**REQUEST:** Output the first line of the listing and each line after it, up to and including the line that contains "plt.rcParams['font.size'] = 15", exactly as written, minus the pictures.

◆ ◆ ◆ ◆ ◆ ◆ ◆

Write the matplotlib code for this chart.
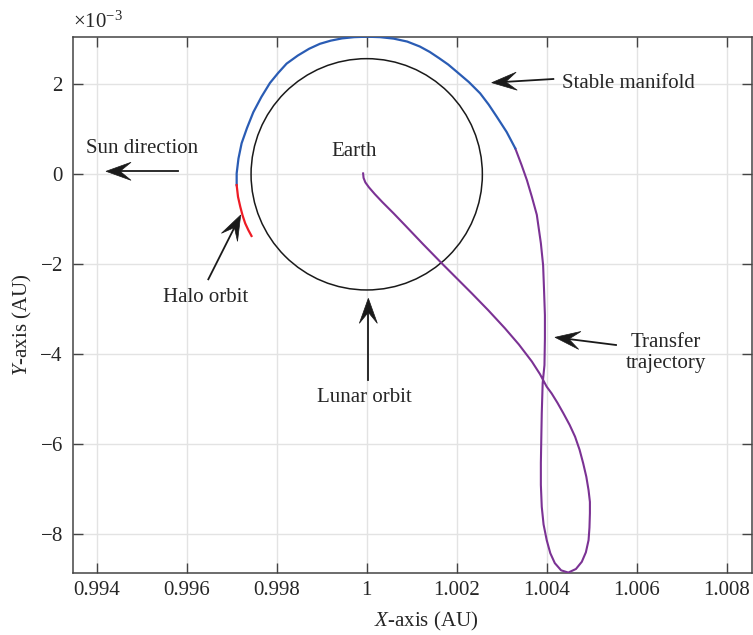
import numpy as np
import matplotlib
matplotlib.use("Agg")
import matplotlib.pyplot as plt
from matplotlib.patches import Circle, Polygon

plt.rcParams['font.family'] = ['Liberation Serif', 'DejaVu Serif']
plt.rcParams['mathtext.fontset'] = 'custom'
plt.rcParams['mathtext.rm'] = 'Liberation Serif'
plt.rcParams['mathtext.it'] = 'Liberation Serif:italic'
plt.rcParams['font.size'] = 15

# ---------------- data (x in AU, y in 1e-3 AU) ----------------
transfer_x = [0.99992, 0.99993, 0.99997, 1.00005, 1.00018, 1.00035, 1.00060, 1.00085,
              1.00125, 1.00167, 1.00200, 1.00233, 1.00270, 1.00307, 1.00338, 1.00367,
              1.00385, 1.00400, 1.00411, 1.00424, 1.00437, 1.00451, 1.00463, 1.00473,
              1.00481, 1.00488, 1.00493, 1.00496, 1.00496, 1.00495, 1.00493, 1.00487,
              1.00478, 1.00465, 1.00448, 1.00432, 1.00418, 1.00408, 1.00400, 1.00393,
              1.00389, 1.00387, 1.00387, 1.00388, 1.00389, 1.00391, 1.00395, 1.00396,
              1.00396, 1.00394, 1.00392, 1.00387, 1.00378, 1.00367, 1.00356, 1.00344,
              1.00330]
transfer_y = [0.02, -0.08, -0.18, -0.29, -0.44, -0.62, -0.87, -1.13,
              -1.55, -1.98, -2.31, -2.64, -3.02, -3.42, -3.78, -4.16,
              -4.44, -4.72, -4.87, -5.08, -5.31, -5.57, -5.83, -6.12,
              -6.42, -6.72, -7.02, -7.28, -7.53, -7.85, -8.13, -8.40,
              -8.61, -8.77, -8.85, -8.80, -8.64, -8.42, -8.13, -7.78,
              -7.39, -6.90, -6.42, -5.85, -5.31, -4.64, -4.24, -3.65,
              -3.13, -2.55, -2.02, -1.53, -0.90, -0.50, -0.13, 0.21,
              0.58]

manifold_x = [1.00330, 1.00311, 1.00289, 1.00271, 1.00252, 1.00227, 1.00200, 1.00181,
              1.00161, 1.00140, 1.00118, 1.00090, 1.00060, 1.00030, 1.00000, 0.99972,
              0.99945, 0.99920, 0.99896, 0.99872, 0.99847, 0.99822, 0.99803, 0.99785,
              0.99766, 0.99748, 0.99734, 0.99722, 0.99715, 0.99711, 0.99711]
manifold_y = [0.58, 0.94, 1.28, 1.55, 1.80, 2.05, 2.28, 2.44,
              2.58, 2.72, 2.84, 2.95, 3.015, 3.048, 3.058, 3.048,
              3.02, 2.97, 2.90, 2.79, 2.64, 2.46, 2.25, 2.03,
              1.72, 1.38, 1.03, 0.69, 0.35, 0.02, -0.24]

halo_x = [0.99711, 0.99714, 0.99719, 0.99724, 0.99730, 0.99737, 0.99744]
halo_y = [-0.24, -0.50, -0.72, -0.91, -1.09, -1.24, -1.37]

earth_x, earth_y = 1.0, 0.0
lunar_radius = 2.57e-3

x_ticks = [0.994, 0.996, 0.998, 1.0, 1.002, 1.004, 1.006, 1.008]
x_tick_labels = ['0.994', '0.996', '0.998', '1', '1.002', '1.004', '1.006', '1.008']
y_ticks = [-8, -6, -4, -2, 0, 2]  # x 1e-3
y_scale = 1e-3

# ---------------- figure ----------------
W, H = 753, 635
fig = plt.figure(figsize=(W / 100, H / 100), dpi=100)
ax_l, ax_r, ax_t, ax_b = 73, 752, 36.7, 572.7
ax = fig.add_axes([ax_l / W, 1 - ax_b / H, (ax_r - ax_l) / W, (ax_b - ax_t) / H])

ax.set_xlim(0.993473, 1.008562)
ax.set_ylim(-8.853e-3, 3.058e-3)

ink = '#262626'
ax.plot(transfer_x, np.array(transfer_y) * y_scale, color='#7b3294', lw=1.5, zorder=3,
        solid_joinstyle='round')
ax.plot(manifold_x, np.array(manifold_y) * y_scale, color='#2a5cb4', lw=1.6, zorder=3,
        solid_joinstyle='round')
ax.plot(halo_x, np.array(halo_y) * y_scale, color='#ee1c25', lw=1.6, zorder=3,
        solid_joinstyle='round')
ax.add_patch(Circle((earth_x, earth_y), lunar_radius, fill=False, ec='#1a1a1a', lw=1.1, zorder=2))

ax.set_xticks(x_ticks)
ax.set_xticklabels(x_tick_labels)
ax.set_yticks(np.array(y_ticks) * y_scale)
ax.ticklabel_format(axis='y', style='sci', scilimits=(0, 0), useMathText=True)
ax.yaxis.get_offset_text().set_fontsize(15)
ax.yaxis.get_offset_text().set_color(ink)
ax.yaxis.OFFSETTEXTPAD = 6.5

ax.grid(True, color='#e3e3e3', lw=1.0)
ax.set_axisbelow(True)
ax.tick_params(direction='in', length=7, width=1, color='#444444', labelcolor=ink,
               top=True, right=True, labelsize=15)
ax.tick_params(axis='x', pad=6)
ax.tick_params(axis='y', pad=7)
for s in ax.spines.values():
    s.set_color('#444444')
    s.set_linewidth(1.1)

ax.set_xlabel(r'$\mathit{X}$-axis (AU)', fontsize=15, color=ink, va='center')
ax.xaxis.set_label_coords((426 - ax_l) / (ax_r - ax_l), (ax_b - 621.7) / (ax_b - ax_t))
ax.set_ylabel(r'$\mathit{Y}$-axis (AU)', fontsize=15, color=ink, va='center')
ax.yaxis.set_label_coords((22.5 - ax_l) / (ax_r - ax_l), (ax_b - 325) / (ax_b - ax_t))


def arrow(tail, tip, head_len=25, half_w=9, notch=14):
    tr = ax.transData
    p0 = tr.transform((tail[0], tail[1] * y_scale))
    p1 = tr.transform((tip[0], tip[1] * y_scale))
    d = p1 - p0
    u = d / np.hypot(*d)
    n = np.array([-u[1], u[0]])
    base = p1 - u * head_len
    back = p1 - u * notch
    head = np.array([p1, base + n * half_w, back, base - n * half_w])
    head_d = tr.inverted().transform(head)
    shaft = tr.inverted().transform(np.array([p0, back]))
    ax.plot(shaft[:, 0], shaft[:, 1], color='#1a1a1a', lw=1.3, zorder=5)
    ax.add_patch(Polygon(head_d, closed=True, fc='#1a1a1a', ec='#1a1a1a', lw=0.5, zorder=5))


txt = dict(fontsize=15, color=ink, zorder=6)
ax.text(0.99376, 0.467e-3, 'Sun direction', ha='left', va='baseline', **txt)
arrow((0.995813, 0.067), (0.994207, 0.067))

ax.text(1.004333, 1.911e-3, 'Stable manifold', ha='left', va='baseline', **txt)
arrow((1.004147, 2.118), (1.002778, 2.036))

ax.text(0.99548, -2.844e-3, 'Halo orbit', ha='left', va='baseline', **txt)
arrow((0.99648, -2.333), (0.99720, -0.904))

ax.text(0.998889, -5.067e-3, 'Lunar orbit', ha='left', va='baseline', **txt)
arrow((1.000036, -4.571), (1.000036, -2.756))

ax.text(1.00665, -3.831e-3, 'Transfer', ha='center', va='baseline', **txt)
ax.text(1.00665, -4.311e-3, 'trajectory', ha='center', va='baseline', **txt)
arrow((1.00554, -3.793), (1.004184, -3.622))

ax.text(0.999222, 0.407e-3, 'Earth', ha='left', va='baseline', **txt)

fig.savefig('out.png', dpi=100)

◆ ◆ ◆ ◆ ◆ ◆ ◆

**TASK RESULT:**
Write the matplotlib code for this chart.
import numpy as np
import matplotlib
matplotlib.use("Agg")
import matplotlib.pyplot as plt
from matplotlib.patches import Circle, Polygon

plt.rcParams['font.family'] = ['Liberation Serif', 'DejaVu Serif']
plt.rcParams['mathtext.fontset'] = 'custom'
plt.rcParams['mathtext.rm'] = 'Liberation Serif'
plt.rcParams['mathtext.it'] = 'Liberation Serif:italic'
plt.rcParams['font.size'] = 15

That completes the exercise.